O ataque já é um dos eventos mais graves da história israelense. O último grande episódio comparável, a sangrenta Segunda Intifada, no início dos anos 2000, matou mais de mil israelenses, mas ao longo de quatro anos de conflito aberto com os palestinos. Na Guerra do Yom Kippur, em 1973, mais de 2.500 militares israelenses morreram em duas semanas de conflitos com a Síria e o Egito. Já as centenas de mortes israelenses no ataque do Hamas foram registradas em apenas um dia.
Além de assassinar centenas, inclusive crianças, o Hamas ainda sequestrou dezenas em Israel, incluindo cidadãos estrangeiros, levando-os para Gaza. Muitos foram raptados do festival de música que foi alvo do ataque, mas militares e policiais também teriam sido levados.

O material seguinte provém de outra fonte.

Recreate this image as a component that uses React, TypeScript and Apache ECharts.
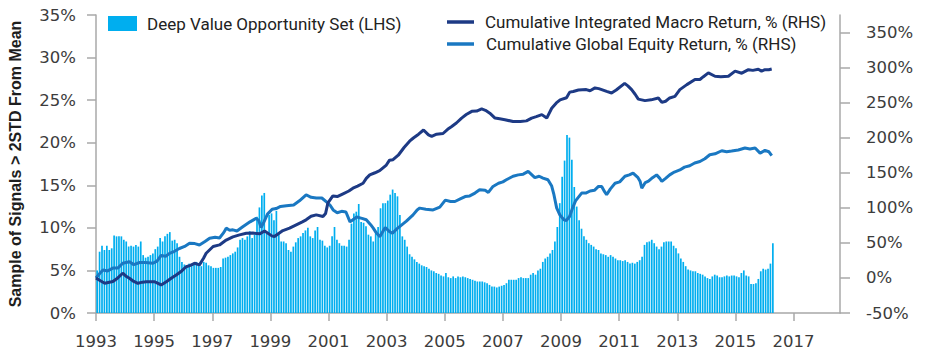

No início da segunda-feira, o tenente-coronel Jonathan Conricus, porta-voz das Forças de Defesa de Israel, descreveu os acontecimentos de sábado como devastadores. "Este é, de longe, o pior dia da história de Israel. Nunca antes tantos israelenses foram mortos por uma única coisa num único dia."
Ele também afirmou que o dia pode ser comparado a uma combinação de "11 de Setembro e Pearl Harbor", em referência aos atentados sofridos pelos EUA em 2001 e o ataque surpresa japonês à base de Pearl Harbor em 1941, que marcou a entrada americana da Segunda Guerra Mundial.
Crítica ao serviço de inteligência israelense
Esses dois episódios históricos também evidenciaram profundas falhas de inteligência nos EUA. Em Israel, o ataque também evidenciou falhas semelhantes dos setores de inteligência e informação do país, considerados até então entre os melhores do mundo, que não conseguiram detectar de antemão a abrangente e ousada ofensiva do Hamas.
"É um grande fracasso”, disse Yaakov Amidror, antigo conselheiro de Segurança Nacional do primeiro-ministro Benjamin Netanyahu. "Esta operação prova na verdade que as capacidades [de inteligência] em Gaza não eram boas.” Amidror evitou especular sobre as causas do fracasso, dizendo que as lições devem ser aprendidas quando a poeira baixar.
O contra-almirante Daniel Hagari, um dos principais porta-vozes militares de Israel, reconheceu que as Forças Armadas devem uma explicação ao público, mas agora não seria o momento. "Primeiro lutamos, depois investigamos”, disse.
"Nenhuma agência nacional de inteligência é onisciente ou perfeita, mas isso é um fracasso colossal”, criticou Bruce Hoffman, pesquisador de contraterrorismo à rede americana NPR.
Durante a última década, o Hamas atacou Israel em grande parte com o lançamento de foguetes. Como resultado, as forças israelenses em torno de Gaza não estavam preparadas para um ataque terrestre, avalia Hoffman. "Eles não estavam prontos para a batalha. Acho que houve uma complacência de que tudo estava tranquilo na fronteira com Gaza.”
Alguns analistas, porém, apontam que é cedo demais para atribuir a culpa exclusivamente a uma falha de inteligência, citando que uma parte significativa dos recursos militares estavam sendo empregados na Cisjordânia, deixando a fronteira com Gaza menos protegida.
Antes do ataque, Israel também enfrentava um momento político delicado, devido às medidas tomadas pelo governo de ultradireita de Netanyahu para enfraquecer o Judiciário, que provocou fissuras na coesão das Forças Armadas, com muitos militares demonstrando insatisfação com os planos.